> _What needs to be done_
Return each line of the data below verbatim; pictures are to be left out.

> _Source data_

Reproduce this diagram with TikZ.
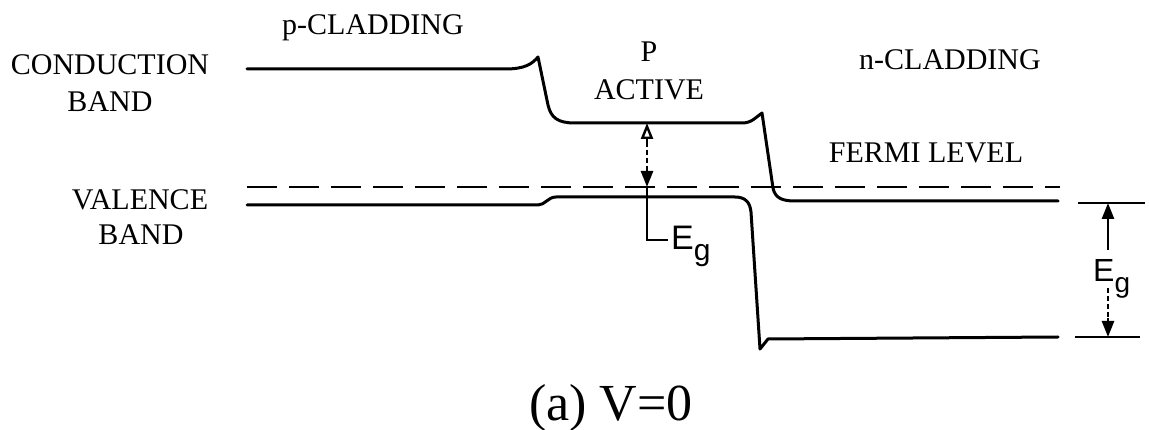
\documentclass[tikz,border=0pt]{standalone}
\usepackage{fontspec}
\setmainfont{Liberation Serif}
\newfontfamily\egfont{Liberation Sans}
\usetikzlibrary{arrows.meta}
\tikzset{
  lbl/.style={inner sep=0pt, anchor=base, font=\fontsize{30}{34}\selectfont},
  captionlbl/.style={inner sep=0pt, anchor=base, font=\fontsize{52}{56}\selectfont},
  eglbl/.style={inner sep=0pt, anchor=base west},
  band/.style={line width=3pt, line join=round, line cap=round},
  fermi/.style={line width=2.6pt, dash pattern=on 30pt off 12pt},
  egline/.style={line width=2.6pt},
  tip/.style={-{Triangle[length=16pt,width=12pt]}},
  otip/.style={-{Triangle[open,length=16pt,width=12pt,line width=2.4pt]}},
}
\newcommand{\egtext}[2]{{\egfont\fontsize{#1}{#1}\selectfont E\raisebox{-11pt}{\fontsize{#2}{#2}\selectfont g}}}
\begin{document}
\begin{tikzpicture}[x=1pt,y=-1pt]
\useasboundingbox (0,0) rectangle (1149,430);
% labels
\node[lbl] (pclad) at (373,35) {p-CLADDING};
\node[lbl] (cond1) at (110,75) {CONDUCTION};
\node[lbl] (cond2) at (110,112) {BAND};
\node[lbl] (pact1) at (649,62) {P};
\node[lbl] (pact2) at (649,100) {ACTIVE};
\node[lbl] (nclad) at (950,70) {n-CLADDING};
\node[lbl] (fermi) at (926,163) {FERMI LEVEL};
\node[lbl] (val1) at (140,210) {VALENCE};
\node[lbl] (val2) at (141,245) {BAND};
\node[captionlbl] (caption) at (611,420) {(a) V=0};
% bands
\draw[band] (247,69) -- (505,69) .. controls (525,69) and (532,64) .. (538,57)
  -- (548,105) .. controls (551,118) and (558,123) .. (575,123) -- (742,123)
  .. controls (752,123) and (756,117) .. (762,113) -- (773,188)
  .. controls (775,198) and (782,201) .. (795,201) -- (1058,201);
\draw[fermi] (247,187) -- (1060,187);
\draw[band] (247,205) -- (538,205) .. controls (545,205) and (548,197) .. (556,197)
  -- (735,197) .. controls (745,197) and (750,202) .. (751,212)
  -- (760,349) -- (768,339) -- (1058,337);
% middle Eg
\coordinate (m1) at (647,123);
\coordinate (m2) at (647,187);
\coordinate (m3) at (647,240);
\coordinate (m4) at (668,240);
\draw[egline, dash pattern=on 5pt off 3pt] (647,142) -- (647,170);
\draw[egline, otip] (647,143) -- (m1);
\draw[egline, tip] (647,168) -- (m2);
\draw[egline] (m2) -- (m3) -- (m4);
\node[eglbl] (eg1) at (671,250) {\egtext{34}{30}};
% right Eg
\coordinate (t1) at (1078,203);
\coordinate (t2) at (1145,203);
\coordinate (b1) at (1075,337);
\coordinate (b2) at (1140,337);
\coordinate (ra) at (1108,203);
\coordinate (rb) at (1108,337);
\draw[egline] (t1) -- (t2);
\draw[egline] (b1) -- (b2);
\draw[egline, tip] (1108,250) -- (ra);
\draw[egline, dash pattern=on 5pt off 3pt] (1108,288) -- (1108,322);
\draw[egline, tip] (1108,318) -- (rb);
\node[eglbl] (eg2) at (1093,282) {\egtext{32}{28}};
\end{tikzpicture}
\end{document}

> _Result of this exercise_
Reproduce this diagram with TikZ.
\documentclass[tikz,border=0pt]{standalone}
\usepackage{fontspec}
\setmainfont{Liberation Serif}
\newfontfamily\egfont{Liberation Sans}
\usetikzlibrary{arrows.meta}
\tikzset{
  lbl/.style={inner sep=0pt, anchor=base, font=\fontsize{30}{34}\selectfont},
  captionlbl/.style={inner sep=0pt, anchor=base, font=\fontsize{52}{56}\selectfont},
  eglbl/.style={inner sep=0pt, anchor=base west},
  band/.style={line width=3pt, line join=round, line cap=round},
  fermi/.style={line width=2.6pt, dash pattern=on 30pt off 12pt},
  egline/.style={line width=2.6pt},
  tip/.style={-{Triangle[length=16pt,width=12pt]}},
  otip/.style={-{Triangle[open,length=16pt,width=12pt,line width=2.4pt]}},
}
\newcommand{\egtext}[2]{{\egfont\fontsize{#1}{#1}\selectfont E\raisebox{-11pt}{\fontsize{#2}{#2}\selectfont g}}}
\begin{document}
\begin{tikzpicture}[x=1pt,y=-1pt]
\useasboundingbox (0,0) rectangle (1149,430);
% labels
\node[lbl] (pclad) at (373,35) {p-CLADDING};
\node[lbl] (cond1) at (110,75) {CONDUCTION};
\node[lbl] (cond2) at (110,112) {BAND};
\node[lbl] (pact1) at (649,62) {P};
\node[lbl] (pact2) at (649,100) {ACTIVE};
\node[lbl] (nclad) at (950,70) {n-CLADDING};
\node[lbl] (fermi) at (926,163) {FERMI LEVEL};
\node[lbl] (val1) at (140,210) {VALENCE};
\node[lbl] (val2) at (141,245) {BAND};
\node[captionlbl] (caption) at (611,420) {(a) V=0};
% bands
\draw[band] (247,69) -- (505,69) .. controls (525,69) and (532,64) .. (538,57)
  -- (548,105) .. controls (551,118) and (558,123) .. (575,123) -- (742,123)
  .. controls (752,123) and (756,117) .. (762,113) -- (773,188)
  .. controls (775,198) and (782,201) .. (795,201) -- (1058,201);
\draw[fermi] (247,187) -- (1060,187);
\draw[band] (247,205) -- (538,205) .. controls (545,205) and (548,197) .. (556,197)
  -- (735,197) .. controls (745,197) and (750,202) .. (751,212)
  -- (760,349) -- (768,339) -- (1058,337);
% middle Eg
\coordinate (m1) at (647,123);
\coordinate (m2) at (647,187);
\coordinate (m3) at (647,240);
\coordinate (m4) at (668,240);
\draw[egline, dash pattern=on 5pt off 3pt] (647,142) -- (647,170);
\draw[egline, otip] (647,143) -- (m1);
\draw[egline, tip] (647,168) -- (m2);
\draw[egline] (m2) -- (m3) -- (m4);
\node[eglbl] (eg1) at (671,250) {\egtext{34}{30}};
% right Eg
\coordinate (t1) at (1078,203);
\coordinate (t2) at (1145,203);
\coordinate (b1) at (1075,337);
\coordinate (b2) at (1140,337);
\coordinate (ra) at (1108,203);
\coordinate (rb) at (1108,337);
\draw[egline] (t1) -- (t2);
\draw[egline] (b1) -- (b2);
\draw[egline, tip] (1108,250) -- (ra);
\draw[egline, dash pattern=on 5pt off 3pt] (1108,288) -- (1108,322);
\draw[egline, tip] (1108,318) -- (rb);
\node[eglbl] (eg2) at (1093,282) {\egtext{32}{28}};
\end{tikzpicture}
\end{document}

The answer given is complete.